-- START OF Records to process --

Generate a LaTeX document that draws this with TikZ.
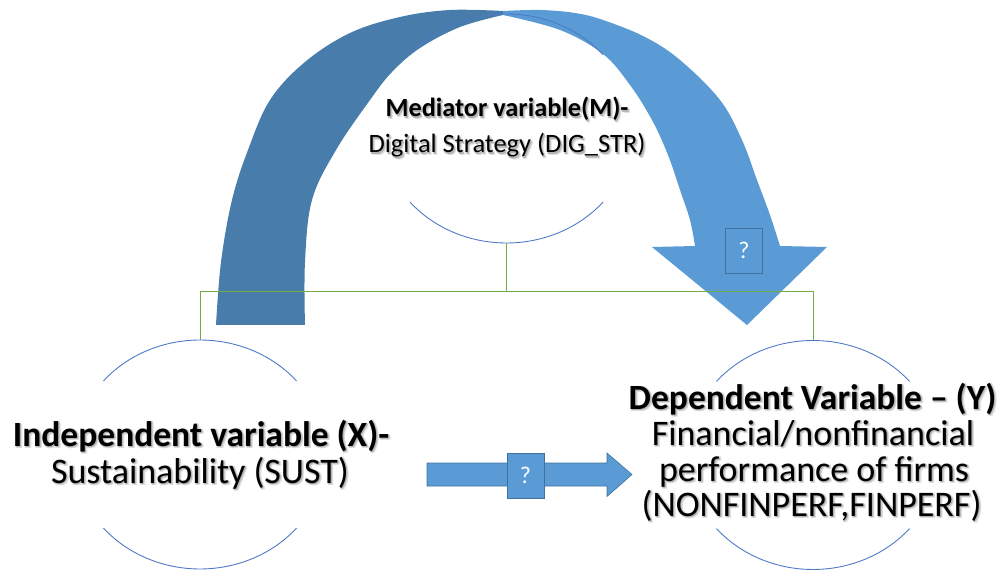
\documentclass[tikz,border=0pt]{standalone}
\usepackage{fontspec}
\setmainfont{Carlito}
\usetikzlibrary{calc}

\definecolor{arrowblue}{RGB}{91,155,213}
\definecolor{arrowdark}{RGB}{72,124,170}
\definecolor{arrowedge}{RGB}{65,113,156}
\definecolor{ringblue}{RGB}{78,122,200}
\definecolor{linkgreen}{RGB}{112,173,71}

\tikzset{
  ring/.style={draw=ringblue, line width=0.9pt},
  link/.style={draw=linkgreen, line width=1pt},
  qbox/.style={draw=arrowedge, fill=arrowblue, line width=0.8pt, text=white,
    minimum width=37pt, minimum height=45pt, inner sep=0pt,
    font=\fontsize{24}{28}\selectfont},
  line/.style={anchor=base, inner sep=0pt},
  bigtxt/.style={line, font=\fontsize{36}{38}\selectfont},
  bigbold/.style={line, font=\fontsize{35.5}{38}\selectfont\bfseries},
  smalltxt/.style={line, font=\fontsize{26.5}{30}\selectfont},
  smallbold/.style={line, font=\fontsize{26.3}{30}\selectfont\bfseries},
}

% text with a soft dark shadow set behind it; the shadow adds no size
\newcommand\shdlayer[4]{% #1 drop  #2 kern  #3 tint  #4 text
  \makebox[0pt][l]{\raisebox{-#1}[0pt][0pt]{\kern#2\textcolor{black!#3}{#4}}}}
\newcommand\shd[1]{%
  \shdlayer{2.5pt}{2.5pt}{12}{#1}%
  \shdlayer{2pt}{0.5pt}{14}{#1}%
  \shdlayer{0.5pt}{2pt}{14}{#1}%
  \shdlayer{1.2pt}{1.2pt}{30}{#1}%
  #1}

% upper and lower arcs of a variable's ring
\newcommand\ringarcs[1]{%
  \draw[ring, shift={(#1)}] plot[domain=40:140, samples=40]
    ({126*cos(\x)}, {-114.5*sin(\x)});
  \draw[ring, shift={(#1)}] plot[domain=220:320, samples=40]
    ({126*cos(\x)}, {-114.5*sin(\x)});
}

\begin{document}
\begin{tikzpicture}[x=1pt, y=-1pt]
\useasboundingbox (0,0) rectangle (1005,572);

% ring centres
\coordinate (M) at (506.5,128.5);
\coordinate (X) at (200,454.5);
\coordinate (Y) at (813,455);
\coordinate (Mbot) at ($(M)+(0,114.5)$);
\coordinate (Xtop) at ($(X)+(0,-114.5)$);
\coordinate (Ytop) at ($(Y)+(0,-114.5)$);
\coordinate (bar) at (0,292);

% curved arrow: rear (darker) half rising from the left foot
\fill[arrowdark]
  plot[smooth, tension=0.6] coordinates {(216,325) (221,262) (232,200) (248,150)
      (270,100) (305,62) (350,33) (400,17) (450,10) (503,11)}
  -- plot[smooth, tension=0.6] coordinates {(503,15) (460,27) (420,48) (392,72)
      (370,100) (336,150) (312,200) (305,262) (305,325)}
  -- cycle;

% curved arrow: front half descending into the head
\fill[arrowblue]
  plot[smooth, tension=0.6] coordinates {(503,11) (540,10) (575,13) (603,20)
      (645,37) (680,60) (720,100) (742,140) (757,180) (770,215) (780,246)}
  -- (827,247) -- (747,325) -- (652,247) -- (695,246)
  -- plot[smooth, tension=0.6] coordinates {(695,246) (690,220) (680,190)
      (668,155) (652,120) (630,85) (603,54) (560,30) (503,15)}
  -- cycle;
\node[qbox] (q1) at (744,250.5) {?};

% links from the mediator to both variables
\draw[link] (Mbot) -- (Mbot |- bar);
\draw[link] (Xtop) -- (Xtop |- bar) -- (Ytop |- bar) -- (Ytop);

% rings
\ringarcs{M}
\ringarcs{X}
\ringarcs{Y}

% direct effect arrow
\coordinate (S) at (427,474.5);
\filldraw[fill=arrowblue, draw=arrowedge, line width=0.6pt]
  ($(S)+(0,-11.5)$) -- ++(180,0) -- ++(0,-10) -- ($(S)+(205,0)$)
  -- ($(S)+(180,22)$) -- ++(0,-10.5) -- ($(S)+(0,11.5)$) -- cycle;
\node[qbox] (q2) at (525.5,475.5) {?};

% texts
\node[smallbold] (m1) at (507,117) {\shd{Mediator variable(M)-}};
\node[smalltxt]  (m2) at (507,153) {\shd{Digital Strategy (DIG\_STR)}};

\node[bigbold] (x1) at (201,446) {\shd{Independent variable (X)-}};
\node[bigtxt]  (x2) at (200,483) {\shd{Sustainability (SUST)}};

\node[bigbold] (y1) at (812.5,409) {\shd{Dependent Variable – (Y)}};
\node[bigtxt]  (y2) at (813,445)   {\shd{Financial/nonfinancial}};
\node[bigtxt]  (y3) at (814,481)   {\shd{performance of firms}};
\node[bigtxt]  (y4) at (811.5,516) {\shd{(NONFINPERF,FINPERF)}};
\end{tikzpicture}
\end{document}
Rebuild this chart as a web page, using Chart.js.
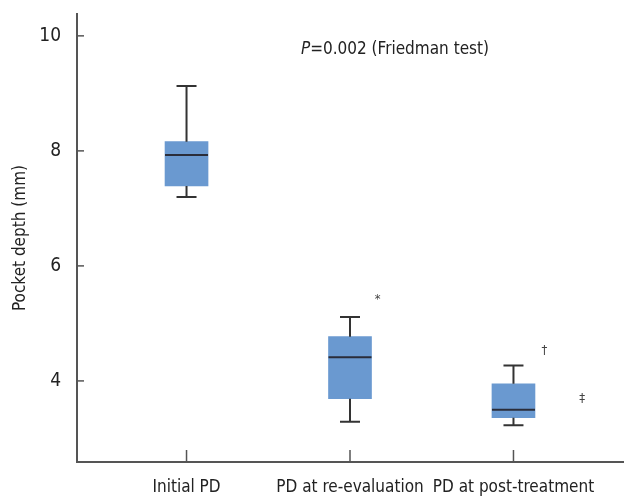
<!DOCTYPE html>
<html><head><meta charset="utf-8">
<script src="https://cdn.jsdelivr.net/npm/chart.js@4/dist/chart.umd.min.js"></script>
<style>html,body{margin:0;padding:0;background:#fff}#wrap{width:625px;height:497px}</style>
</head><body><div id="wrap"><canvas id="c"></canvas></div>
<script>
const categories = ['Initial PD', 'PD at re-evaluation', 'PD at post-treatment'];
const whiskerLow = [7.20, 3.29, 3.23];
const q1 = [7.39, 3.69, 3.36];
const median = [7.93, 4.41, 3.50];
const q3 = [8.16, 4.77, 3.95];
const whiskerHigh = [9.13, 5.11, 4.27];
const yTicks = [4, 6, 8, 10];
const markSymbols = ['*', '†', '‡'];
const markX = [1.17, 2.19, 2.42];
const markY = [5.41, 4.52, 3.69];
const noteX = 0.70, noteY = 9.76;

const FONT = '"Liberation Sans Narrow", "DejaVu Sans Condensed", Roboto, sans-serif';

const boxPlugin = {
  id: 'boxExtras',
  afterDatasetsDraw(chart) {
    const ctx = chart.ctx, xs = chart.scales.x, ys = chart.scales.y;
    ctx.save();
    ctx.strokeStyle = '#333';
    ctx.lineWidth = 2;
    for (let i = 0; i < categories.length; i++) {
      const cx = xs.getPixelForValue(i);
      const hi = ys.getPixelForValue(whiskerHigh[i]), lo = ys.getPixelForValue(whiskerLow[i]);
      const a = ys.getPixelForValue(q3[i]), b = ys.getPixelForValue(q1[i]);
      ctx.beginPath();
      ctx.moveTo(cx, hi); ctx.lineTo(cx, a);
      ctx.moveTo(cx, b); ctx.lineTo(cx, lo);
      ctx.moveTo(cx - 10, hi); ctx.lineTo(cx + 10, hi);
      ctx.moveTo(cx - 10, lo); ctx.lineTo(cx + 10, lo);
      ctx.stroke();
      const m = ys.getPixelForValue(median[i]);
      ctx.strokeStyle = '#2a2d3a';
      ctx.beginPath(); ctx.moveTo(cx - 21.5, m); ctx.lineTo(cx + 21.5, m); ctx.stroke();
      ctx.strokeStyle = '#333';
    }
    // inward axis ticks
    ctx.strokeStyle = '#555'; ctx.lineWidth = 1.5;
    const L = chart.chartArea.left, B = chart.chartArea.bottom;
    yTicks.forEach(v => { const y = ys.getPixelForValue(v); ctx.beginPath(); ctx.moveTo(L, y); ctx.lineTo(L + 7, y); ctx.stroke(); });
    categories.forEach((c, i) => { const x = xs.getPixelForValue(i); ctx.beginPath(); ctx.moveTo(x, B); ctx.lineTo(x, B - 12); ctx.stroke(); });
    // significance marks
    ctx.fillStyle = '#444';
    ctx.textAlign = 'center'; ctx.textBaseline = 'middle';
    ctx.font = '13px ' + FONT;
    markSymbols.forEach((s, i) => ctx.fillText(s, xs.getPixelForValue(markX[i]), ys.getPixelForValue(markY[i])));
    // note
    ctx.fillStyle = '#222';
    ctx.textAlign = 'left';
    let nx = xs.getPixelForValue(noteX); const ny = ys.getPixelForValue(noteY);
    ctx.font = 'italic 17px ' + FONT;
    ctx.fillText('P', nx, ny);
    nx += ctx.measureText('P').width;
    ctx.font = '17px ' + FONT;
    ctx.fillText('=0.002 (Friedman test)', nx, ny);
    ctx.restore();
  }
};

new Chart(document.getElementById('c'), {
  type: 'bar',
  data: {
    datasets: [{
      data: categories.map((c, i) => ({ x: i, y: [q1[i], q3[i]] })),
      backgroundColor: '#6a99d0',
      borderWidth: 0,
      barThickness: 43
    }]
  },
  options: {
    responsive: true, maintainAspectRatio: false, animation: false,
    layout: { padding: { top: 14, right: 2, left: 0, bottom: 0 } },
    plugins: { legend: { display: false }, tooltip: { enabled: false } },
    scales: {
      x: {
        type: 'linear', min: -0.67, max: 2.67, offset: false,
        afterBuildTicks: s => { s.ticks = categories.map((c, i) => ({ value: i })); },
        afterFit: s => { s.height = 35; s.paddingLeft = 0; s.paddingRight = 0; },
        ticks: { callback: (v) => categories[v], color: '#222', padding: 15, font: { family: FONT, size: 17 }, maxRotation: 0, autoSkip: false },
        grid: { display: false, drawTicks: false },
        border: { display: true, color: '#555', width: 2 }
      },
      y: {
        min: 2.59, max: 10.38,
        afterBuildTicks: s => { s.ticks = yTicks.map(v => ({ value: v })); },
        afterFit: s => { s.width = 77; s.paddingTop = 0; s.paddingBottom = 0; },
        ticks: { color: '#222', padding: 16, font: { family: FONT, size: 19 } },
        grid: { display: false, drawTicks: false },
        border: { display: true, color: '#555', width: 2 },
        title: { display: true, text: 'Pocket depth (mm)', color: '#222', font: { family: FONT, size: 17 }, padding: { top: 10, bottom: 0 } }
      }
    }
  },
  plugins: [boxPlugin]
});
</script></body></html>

-- END OF Records to process --
-- START OF Records to process --

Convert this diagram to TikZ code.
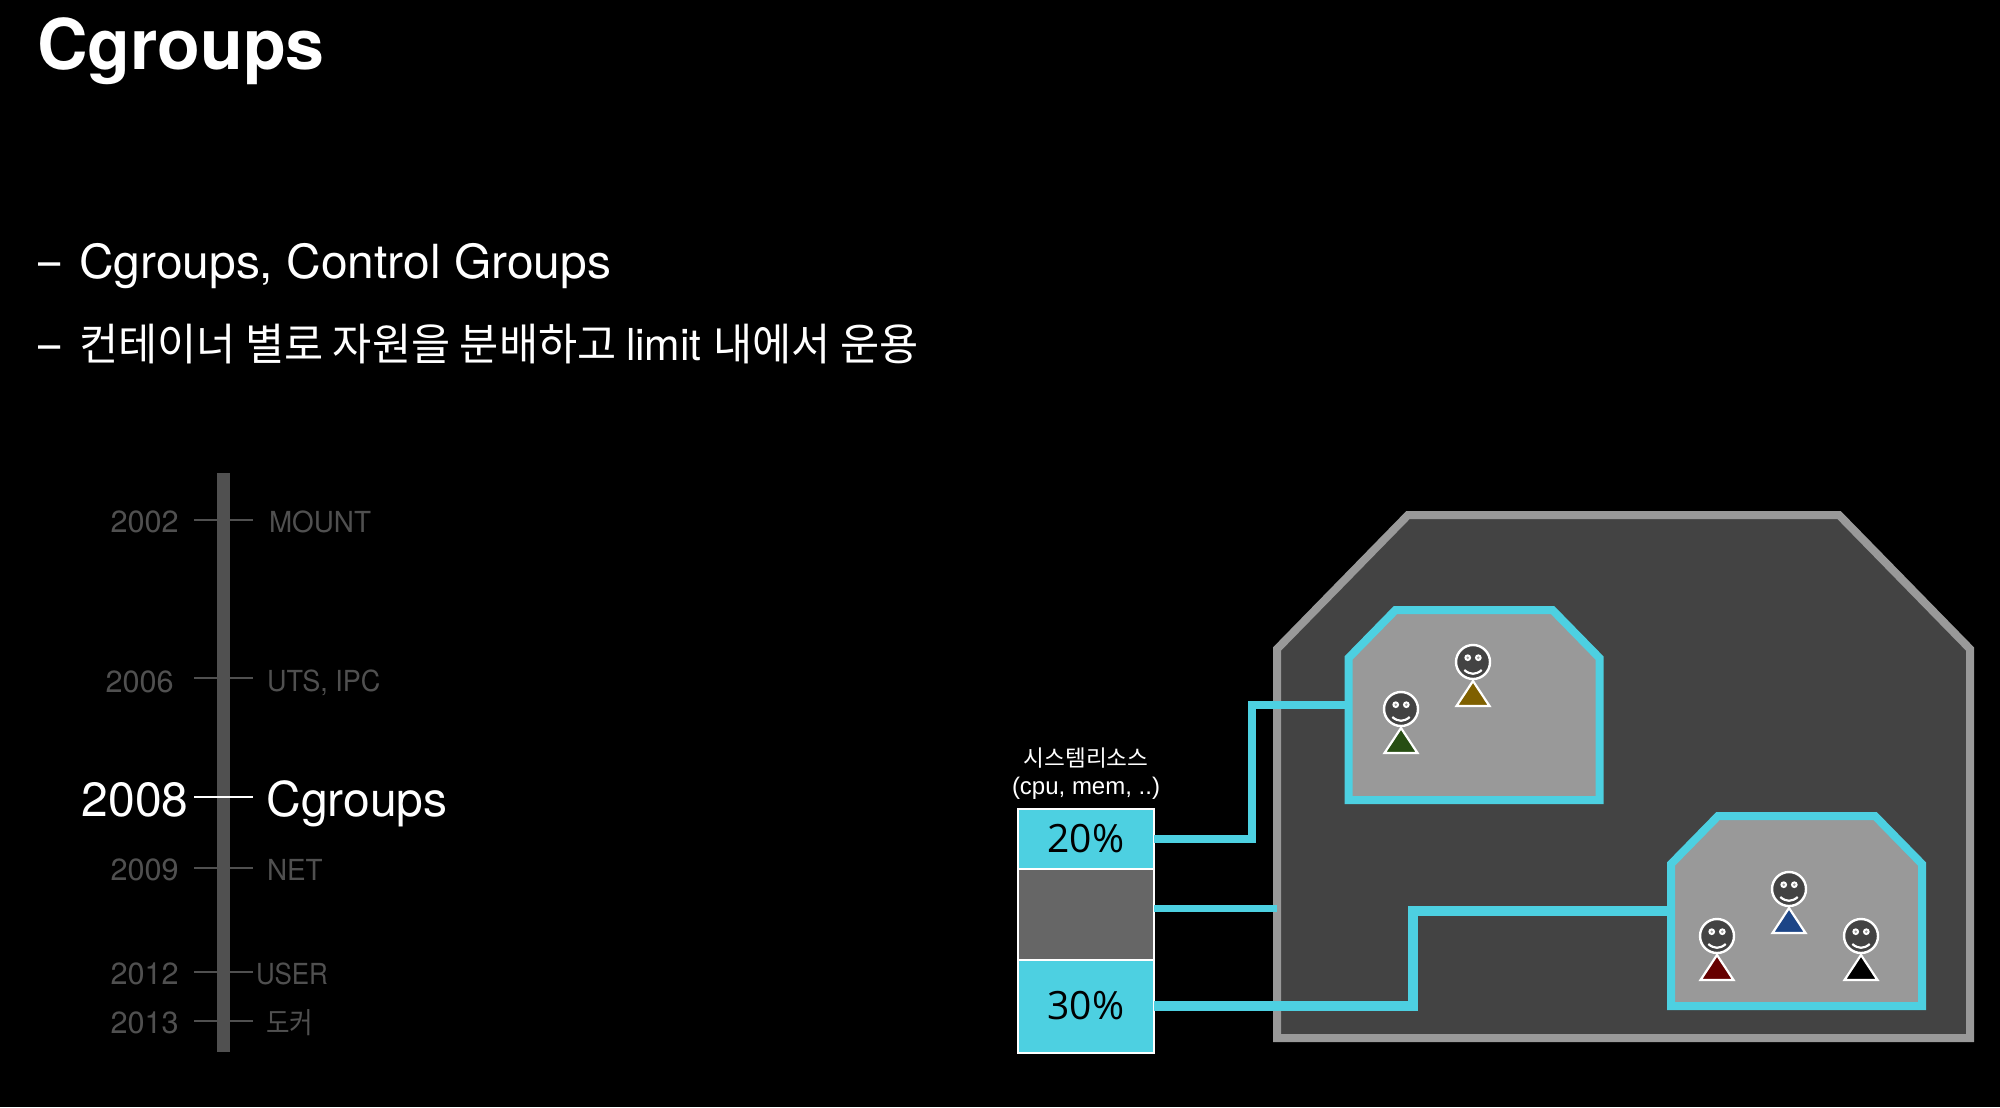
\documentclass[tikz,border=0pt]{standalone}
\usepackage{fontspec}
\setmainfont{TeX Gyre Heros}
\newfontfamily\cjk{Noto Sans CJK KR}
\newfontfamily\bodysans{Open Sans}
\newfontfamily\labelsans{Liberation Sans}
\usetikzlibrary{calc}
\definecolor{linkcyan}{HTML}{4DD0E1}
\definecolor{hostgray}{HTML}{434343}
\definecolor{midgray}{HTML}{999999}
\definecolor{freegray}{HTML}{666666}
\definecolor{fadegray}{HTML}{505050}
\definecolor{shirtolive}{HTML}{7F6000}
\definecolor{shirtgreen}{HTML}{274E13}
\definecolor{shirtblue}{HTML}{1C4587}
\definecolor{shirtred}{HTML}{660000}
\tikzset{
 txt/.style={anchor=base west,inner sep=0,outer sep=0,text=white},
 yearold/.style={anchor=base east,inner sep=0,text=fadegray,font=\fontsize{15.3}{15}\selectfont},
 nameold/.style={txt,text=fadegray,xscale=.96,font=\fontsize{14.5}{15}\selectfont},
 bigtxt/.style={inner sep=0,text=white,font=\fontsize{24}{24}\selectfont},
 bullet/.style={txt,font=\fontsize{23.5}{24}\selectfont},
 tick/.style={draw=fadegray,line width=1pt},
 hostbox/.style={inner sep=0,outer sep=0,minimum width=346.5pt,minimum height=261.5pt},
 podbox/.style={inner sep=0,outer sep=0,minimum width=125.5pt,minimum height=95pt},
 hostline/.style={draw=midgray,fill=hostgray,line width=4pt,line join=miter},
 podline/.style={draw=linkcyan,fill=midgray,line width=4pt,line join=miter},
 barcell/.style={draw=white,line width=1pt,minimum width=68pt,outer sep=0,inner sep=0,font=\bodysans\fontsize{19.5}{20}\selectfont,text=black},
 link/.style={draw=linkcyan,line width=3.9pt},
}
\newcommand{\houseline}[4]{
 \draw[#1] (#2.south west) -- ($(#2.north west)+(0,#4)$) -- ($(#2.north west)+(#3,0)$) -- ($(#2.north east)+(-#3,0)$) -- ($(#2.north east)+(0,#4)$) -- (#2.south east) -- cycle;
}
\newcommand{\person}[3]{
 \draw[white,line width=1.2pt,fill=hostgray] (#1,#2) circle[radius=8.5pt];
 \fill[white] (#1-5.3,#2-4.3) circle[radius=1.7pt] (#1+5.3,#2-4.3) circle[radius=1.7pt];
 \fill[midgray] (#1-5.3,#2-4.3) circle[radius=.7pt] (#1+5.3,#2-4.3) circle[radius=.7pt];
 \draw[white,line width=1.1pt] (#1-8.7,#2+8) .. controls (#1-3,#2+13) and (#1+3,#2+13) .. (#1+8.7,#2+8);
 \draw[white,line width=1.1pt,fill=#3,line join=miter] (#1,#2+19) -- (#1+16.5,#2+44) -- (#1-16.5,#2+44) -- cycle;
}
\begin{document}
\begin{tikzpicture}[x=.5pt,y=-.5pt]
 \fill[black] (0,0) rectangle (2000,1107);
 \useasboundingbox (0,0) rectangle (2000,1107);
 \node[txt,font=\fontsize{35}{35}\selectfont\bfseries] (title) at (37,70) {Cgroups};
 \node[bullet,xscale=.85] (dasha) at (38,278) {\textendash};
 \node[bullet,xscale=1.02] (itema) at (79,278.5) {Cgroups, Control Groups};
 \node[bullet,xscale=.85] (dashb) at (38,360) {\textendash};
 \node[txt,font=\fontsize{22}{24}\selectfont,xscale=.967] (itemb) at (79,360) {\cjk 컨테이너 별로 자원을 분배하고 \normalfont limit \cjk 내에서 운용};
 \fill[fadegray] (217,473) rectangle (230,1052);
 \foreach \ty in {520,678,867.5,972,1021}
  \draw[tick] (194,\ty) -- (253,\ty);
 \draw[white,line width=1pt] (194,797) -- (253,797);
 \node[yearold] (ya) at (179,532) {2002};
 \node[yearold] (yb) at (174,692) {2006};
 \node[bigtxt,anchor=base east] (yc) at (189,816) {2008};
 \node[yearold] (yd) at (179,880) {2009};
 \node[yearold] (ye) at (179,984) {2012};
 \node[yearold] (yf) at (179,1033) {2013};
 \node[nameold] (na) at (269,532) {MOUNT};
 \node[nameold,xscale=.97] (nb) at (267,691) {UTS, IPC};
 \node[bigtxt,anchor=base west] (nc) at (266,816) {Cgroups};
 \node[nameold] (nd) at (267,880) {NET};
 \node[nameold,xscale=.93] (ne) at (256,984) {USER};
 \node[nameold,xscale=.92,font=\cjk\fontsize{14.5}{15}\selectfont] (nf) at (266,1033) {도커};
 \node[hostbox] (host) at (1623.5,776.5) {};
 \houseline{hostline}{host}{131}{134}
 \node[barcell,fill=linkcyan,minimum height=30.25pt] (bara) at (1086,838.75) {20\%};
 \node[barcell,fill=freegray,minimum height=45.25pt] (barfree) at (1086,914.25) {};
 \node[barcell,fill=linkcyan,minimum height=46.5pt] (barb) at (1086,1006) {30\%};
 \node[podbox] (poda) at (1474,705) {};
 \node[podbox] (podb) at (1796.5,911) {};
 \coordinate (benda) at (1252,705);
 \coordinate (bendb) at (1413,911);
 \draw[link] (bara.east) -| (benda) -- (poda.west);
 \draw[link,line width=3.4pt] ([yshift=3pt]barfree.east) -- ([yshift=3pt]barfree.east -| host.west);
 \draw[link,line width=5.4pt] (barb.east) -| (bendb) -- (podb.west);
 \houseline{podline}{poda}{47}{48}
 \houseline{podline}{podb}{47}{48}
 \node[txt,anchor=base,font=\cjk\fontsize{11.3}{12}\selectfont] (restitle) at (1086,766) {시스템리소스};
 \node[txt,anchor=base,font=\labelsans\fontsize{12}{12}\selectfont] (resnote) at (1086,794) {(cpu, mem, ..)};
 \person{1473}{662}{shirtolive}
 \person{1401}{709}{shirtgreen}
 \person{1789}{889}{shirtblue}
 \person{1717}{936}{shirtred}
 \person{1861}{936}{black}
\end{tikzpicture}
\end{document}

-- END OF Records to process --
-- START OF Records to process --

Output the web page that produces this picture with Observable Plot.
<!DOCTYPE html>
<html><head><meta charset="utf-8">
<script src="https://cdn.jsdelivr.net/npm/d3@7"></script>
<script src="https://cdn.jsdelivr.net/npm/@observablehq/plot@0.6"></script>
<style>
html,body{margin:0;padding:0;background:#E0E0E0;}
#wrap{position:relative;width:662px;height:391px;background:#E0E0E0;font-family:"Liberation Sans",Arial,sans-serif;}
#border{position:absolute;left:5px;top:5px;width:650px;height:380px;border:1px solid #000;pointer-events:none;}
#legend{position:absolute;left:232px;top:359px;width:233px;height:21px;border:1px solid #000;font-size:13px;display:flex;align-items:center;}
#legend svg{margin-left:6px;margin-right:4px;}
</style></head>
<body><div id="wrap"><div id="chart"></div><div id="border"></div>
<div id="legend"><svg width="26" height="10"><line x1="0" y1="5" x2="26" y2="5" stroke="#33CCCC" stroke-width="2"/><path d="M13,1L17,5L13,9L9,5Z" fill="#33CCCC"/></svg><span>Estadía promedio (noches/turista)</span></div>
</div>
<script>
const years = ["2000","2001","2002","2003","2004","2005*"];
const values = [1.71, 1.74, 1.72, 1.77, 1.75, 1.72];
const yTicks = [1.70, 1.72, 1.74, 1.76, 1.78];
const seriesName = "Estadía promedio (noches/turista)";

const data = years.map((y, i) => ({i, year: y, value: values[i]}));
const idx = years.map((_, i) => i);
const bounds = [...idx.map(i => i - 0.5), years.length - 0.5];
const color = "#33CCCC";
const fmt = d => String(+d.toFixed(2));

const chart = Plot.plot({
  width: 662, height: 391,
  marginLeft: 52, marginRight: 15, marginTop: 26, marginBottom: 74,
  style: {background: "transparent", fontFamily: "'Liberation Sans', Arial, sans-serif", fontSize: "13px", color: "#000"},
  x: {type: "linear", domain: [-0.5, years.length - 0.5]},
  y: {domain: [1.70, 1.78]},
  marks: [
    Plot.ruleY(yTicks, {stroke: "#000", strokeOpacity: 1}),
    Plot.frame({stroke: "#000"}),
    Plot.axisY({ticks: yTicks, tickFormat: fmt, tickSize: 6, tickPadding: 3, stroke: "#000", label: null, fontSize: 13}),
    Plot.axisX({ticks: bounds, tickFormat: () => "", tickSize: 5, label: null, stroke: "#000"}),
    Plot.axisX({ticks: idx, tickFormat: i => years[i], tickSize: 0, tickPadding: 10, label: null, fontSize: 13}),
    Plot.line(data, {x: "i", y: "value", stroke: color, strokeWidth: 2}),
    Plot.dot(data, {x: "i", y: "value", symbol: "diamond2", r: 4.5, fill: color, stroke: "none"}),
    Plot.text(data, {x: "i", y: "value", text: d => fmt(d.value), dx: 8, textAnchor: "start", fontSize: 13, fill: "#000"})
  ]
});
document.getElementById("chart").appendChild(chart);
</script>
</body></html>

-- END OF Records to process --

> _Problem description_
Each line in the listing above that contains "this" should be copied.

> _Exercise output_
Generate a LaTeX document that draws this with TikZ.
Rebuild this chart as a web page, using Chart.js.
Convert this diagram to TikZ code.
Output the web page that produces this picture with Observable Plot.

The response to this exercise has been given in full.